Now there would inevitably be lawsuits. Of course this is America, there are always lawsuits. I believe(Official disclaimer: Law school graduate, not a practicing lawyer or member of any state bar association) that such a law would be constitutional because… well states can allocate electors however they please and because states and localities(I’m certain of the localities not so much about the states) can allow assorted non-citizens to vote in local elections it isn’t a violation of due process or equal protection to take additional voters into account if it’s okay under state law. It would be an interesting suit, but I think the law would stand.

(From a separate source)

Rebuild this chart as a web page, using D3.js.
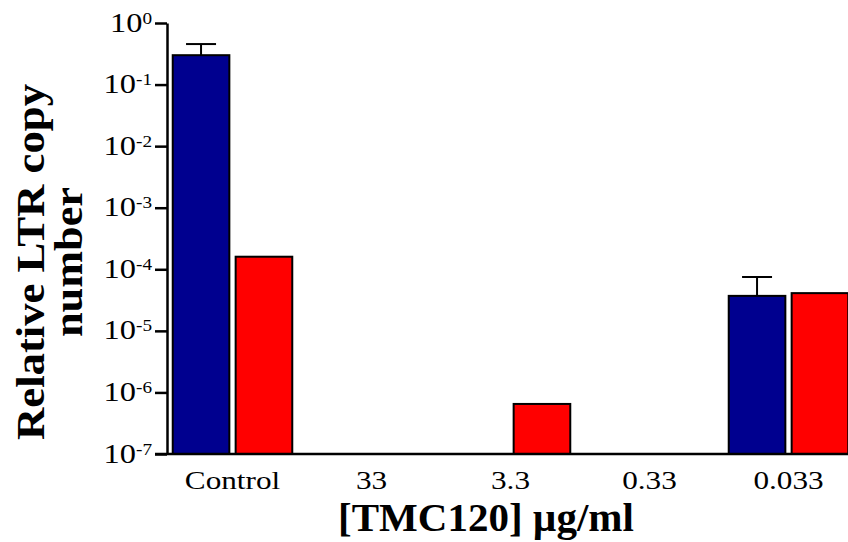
<!DOCTYPE html>
<html>
<head>
<meta charset="utf-8">
<script src="https://cdn.jsdelivr.net/npm/d3@7"></script>
<style>
  body { margin: 0; background: #fff; }
  text { font-family: "Liberation Serif", "Times New Roman", serif; fill: #000; }
</style>
</head>
<body>
<script>
// chart data
const categories = ['Control', '33', '3.3', '0.33', '0.033'];
const series = ['blue', 'red'];
const blueValues = [0.30, null, null, null, 3.7e-5];
const blueErrors = [0.455, null, null, null, 7.5e-5];   // top of error bar
const redValues  = [1.6e-4, null, 6.5e-7, null, 4.1e-5];
const tickExps = [0, -1, -2, -3, -4, -5, -6, -7];

const WIDTH = 848, HEIGHT = 542;
const colors = { blue: '#00008f', red: '#ff0000' };

const svg = d3.select('body').append('svg')
    .attr('width', WIDTH)
    .attr('height', HEIGHT);

const y = d3.scaleLog().domain([1e-7, 1]).range([454, 23]);

const x0 = d3.scaleBand().domain(categories)
    .range([163, 858])
    .paddingInner(0.14)
    .paddingOuter(0.07);

const x1 = d3.scaleBand().domain(series)
    .range([0, x0.bandwidth()])
    .paddingInner(0.1);

const rows = categories.map((c, i) => ({
  cat: c,
  bars: [
    { s: 'blue', v: blueValues[i], err: blueErrors[i] },
    { s: 'red', v: redValues[i], err: null }
  ]
}));

// bars
const groups = svg.selectAll('g.grp').data(rows).enter().append('g')
    .attr('class', 'grp')
    .attr('transform', d => `translate(${x0(d.cat)},0)`);

const bars = groups.selectAll('g.bar')
    .data(d => d.bars.filter(b => b.v != null))
    .enter().append('g');

// error bars (upward only) drawn under the bar
bars.filter(b => b.err != null).each(function (b) {
  const g = d3.select(this);
  const cx = x1(b.s) + x1.bandwidth() / 2;
  g.append('line')
      .attr('x1', cx).attr('x2', cx)
      .attr('y1', y(b.v)).attr('y2', y(b.err))
      .attr('stroke', '#000').attr('stroke-width', 2);
  g.append('line')
      .attr('x1', cx - 15).attr('x2', cx + 15)
      .attr('y1', y(b.err)).attr('y2', y(b.err))
      .attr('stroke', '#000').attr('stroke-width', 2);
});

bars.append('rect')
    .attr('x', b => x1(b.s))
    .attr('y', b => y(b.v))
    .attr('width', x1.bandwidth())
    .attr('height', b => y(1e-7) - y(b.v))
    .attr('fill', b => colors[b.s])
    .attr('stroke', '#000')
    .attr('stroke-width', 2);

// y axis
const yAxis = svg.append('g')
    .attr('transform', 'translate(167,0)')
    .call(d3.axisLeft(y)
      .tickValues(tickExps.map(e => Math.pow(10, e)))
      .tickSize(12)
      .tickSizeOuter(0)
      .tickFormat(''));
yAxis.select('.domain').attr('stroke-width', 2.5);
yAxis.selectAll('.tick line').attr('stroke-width', 2.5);

// labels 10^n, slightly wide like the original
yAxis.selectAll('.tick').append('text')
    .attr('transform', 'translate(-15,8) scale(1.2,1)')
    .attr('text-anchor', 'end')
    .style('font-size', '27px')
    .each(function (d) {
      const t = d3.select(this);
      const e = Math.round(Math.log10(d));
      t.append('tspan').text('10');
      t.append('tspan')
          .attr('dy', '-0.5em')
          .style('font-size', '16px')
          .text(e === 0 ? '0' : '-' + (-e));
    });

// x axis line
svg.append('line')
    .attr('x1', 155).attr('x2', WIDTH)
    .attr('y1', 454).attr('y2', 454)
    .attr('stroke', '#000').attr('stroke-width', 2.5);

svg.selectAll('text.cat').data(categories).enter().append('text')
    .attr('class', 'cat')
    .attr('transform', d => `translate(${x0(d) + x0.bandwidth() / 2},489) scale(1.2,1)`)
    .attr('text-anchor', 'middle')
    .style('font-size', '26px')
    .text(d => d);

// axis titles
svg.append('text')
    .attr('x', 486).attr('y', 531)
    .attr('text-anchor', 'middle')
    .style('font-size', '41px')
    .style('font-weight', 'bold')
    .text('[TMC120] \u00b5g/ml');

const yt = svg.append('text')
    .attr('transform', 'translate(0,262) rotate(-90)')
    .attr('text-anchor', 'middle')
    .style('font-size', '41px')
    .style('font-weight', 'bold');
yt.append('tspan').attr('x', 0).attr('y', 44)
    .attr('textLength', 356).attr('lengthAdjust', 'spacingAndGlyphs')
    .text('Relative LTR copy');
yt.append('tspan').attr('x', 0).attr('y', 82)
    .attr('textLength', 150).attr('lengthAdjust', 'spacingAndGlyphs')
    .text('number');
</script>
</body>
</html>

I listed California first for a reason, it might be liberal smugness, but somebody has to go first and I think it would be California, because forgive the liberal smugness but we do love ourselves the moral high ground and effectively nullifying the potential for any GOP candidate to ever win the popular vote and lose the electoral college would put enormous levels of pressure on Texas to follow suit. I believe Texas would follow suit because if there’s anything conservatives hate it’s liberals unquestionably staking out the moral high ground. So California, the ball’s in your court how about grabbing the moral high ground.
So two steps to break the electoral college… sounds like fun, right?
I assume somebody else has thought of this before me, but I haven’t seen it and I think its a rather good idea.